FATAL ERROR:Size too large in queue_init
The cluster is 2x A100 systems with 8x GPUs each, plus a bastion node. This issue is happening on the other node as well.
[opc@inst-bpn9t-distinct-cougar ~]$ enroot create --name cuda nvidia+cuda+10.0-base.sqsh
[INFO] Extracting squashfs filesystem...
FATAL ERROR:Size too large in queue_ini
The only custom settings in enroot.conf are: ENROOT_RUNTIME_PATH /tmp/enroot/user-$(id -u) ENROOT_DATA_PATH /tmp/enroot-data/user-$(id -u)
We have also tried uninstalling enroot + squashfs and reinstalling, which did not resolve the issue.
You need to import the image again after setting ENROOT_SQUASH_OPTIONS
, enroot create
just unpacks its content.
How did you install squashfs-tools
? You could try a newer version see if it changes anything
I'm trying to build a solution that automates GPU testing through images. My impression was that I could import an image from docker, and then upload the .sqsh file to object storage for later use on other systems by downloading the artifact and creating a container through enroot create. I do not want to have a dependency on docker, private docker repositories, or any public internet access. Is that architecture not possible with enroot?
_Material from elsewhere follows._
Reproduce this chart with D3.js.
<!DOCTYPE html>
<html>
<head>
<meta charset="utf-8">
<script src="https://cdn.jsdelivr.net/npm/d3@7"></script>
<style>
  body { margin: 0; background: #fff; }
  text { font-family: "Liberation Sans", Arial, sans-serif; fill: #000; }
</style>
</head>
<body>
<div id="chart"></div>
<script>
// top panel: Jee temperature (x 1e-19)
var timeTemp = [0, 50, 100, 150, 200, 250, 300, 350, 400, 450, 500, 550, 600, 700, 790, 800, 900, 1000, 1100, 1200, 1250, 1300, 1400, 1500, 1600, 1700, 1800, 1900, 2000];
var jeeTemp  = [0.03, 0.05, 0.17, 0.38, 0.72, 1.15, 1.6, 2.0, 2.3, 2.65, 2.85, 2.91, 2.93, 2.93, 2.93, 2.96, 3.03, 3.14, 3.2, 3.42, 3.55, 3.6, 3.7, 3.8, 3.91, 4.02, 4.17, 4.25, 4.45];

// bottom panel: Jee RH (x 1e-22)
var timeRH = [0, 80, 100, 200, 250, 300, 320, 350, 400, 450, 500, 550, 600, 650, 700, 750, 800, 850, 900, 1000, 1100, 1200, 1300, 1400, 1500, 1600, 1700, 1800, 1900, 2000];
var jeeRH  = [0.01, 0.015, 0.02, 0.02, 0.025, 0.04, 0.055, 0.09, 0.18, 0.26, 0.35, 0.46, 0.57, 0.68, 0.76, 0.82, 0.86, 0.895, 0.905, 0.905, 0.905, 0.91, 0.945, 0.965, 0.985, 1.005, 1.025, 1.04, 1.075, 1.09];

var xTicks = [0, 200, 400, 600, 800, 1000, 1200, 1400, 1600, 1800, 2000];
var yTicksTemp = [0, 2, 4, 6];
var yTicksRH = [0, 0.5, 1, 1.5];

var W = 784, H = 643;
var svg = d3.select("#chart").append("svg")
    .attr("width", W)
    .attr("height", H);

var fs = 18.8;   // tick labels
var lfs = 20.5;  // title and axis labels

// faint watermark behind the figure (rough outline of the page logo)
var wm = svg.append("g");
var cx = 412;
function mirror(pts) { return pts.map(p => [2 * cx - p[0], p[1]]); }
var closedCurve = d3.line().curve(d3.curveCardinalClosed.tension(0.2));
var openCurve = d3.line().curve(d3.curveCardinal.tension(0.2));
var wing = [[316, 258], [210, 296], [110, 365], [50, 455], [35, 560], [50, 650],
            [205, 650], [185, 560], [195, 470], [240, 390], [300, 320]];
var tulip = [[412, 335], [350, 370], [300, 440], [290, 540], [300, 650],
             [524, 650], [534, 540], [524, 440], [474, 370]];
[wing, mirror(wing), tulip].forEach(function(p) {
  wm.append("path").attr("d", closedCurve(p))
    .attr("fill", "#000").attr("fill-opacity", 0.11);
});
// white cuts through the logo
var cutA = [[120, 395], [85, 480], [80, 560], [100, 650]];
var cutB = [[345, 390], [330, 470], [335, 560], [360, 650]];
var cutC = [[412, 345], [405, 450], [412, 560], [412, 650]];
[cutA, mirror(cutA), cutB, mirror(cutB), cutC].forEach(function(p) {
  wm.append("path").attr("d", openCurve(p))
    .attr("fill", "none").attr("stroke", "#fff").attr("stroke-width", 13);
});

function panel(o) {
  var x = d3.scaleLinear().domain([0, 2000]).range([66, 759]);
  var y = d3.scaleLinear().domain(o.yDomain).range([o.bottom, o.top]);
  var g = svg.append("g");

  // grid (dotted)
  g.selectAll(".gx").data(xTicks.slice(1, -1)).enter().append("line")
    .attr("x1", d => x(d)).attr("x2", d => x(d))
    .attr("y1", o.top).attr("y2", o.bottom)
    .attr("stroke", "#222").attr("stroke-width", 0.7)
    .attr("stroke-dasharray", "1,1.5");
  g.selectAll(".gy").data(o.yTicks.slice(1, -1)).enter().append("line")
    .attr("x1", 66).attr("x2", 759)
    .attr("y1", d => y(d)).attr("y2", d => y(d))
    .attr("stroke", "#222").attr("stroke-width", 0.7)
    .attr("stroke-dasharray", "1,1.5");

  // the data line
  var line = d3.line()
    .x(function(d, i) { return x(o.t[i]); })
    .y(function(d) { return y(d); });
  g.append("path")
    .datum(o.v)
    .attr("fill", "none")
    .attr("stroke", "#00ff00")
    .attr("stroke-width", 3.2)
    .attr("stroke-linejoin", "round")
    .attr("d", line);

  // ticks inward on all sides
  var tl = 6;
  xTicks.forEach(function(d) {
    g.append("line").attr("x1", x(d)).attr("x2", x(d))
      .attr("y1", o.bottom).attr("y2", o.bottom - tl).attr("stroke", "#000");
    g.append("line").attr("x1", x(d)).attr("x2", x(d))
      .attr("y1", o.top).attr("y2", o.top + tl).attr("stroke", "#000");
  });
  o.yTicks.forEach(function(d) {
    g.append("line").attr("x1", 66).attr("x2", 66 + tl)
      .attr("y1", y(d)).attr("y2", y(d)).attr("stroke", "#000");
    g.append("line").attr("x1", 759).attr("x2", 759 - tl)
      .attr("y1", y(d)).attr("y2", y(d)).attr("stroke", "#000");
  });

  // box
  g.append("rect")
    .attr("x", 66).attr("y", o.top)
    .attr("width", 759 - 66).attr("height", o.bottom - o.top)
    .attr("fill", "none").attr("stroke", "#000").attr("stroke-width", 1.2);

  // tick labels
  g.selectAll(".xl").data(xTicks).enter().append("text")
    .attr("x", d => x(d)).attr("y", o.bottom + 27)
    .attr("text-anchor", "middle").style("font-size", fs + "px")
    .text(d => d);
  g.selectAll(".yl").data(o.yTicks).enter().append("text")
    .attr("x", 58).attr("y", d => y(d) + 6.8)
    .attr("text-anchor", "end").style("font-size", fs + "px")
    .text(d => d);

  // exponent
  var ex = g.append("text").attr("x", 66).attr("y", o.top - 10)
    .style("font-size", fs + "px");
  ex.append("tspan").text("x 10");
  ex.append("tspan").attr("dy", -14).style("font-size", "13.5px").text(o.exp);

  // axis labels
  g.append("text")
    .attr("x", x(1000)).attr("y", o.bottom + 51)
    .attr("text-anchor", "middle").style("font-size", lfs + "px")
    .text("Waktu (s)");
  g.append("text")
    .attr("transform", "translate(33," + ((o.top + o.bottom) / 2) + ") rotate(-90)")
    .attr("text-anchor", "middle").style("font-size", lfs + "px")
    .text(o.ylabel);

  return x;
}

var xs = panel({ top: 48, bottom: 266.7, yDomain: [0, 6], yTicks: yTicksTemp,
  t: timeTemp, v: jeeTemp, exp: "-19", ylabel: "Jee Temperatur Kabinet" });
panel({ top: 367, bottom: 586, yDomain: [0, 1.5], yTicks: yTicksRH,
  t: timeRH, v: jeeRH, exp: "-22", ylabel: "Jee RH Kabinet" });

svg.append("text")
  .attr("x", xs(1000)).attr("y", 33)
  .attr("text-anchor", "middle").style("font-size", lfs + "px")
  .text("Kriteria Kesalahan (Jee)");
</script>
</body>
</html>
Yeah this is fine, but it seems that you're running into a limitation of squashfs-tools so increasing the block size when you import it the first time might help
Setting ENROOT_SQUASH_OPTIONS as specified and reimporting doesn't work for both my custom image or the example ubuntu and CUDA images. Do you know what limitation I'm running into specifically? squashfs-tools was installed by following the installation directions for enroot.
What seems odd to me is that this image was working fine, then suddenly both nodes started having this problem at the same time. I had been running this image with pyxis for a few weeks now.
Looking at the squashfs code, the problem seems that your ulimit -n
might be too high actually and cause the overflow. Maybe it worked before you raised it up?
I confirm that ulimit -n
being too high is the issue, I was able to reproduce the problem on Ubuntu 20.04 with the same ulimit:
# ulimit -n
211238876
# enroot create -n cuda nvidia+cuda+10.0-base.sqsh
[INFO] Extracting squashfs filesystem...
FATAL ERROR:Size too large in queue_init
The overflow happens in function queue_init
, an overflow check is done for (size + 1) * sizeof(void*)
https://github.com/plougher/squashfs-tools/blob/4.4/squashfs-tools/unsquashfs.c#L180
This function is called multiple times, and in one case it uses max_files * 2 + data_buffer_size
as the input size:
https://github.com/plougher/squashfs-tools/blob/4.4/squashfs-tools/unsquashfs.c#L2360
Skipping a few steps, the following equation must be satisfied:
(((rlimit_nofile - OPEN_FILE_MARGIN) * 2 + data_buffer_size) + 1) * sizeof(void*) <= INT_MAX
Where rlimit_nofile=211238876
in your case, OPEN_FILE_MARGIN=10
, data_buffer_size
depends on the squashfs file but by default is 2048, sizeof(void*)=8
and INT_MAX=2**31 -1
So for a typical block size, 134216713
is the upper bound for ulimit -n
, and we probably need to file a bug against squash-tools to see if this can be fixed.
# ulimit -n 134216713
# enroot create -n cuda nvidia+cuda+10.0-base.sqsh
[INFO] Extracting squashfs filesystem...
Parallel unsquashfs: Using 8 processors
3394 inodes (3914 blocks) to write
[============================================================================================================================================================================================================================================================|] 3914/3914 100%
created 2882 files
created 652 directories
created 508 symlinks
created 0 devices
created 0 fifos
# ulimit -n 134216714
# enroot create -n cuda nvidia+cuda+10.0-base.sqsh
[INFO] Extracting squashfs filesystem...
FATAL ERROR:Size too large in queue_init
[opc@inst-2a21p-distinct-cougar ~]$ ulimit -n 50000
[opc@inst-2a21p-distinct-cougar ~]$ enroot create nvidia+cuda+10.0-base.sqsh
[INFO] Extracting squashfs filesystem...
Parallel unsquashfs: Using 128 processors
3394 inodes (3914 blocks) to write
[=================================================================================================/] 3914/3914 100%
created 2882 files
created 652 directories
created 508 symlinks
created 0 devices
created 0 fifos
Setting ulimit to a lower value worked. Thanks for the help! This can be closed from my perspective.
Thanks for reporting, we will keep it open and file a bug against squashfs-tools
. We might also set the ulimit in the import as a workaround for now
[opc@inst-2a21p-distinct-cougar ~]$ enroot create -n cuda nvidia+cuda+10.0-base.sqsh [INFO] Extracting squashfs filesystem...
FATAL ERROR:Size too large in queue_init
Can't import a test image, or the custom image i'm trying to import. Searching the error in google reveals only the source code for the issue.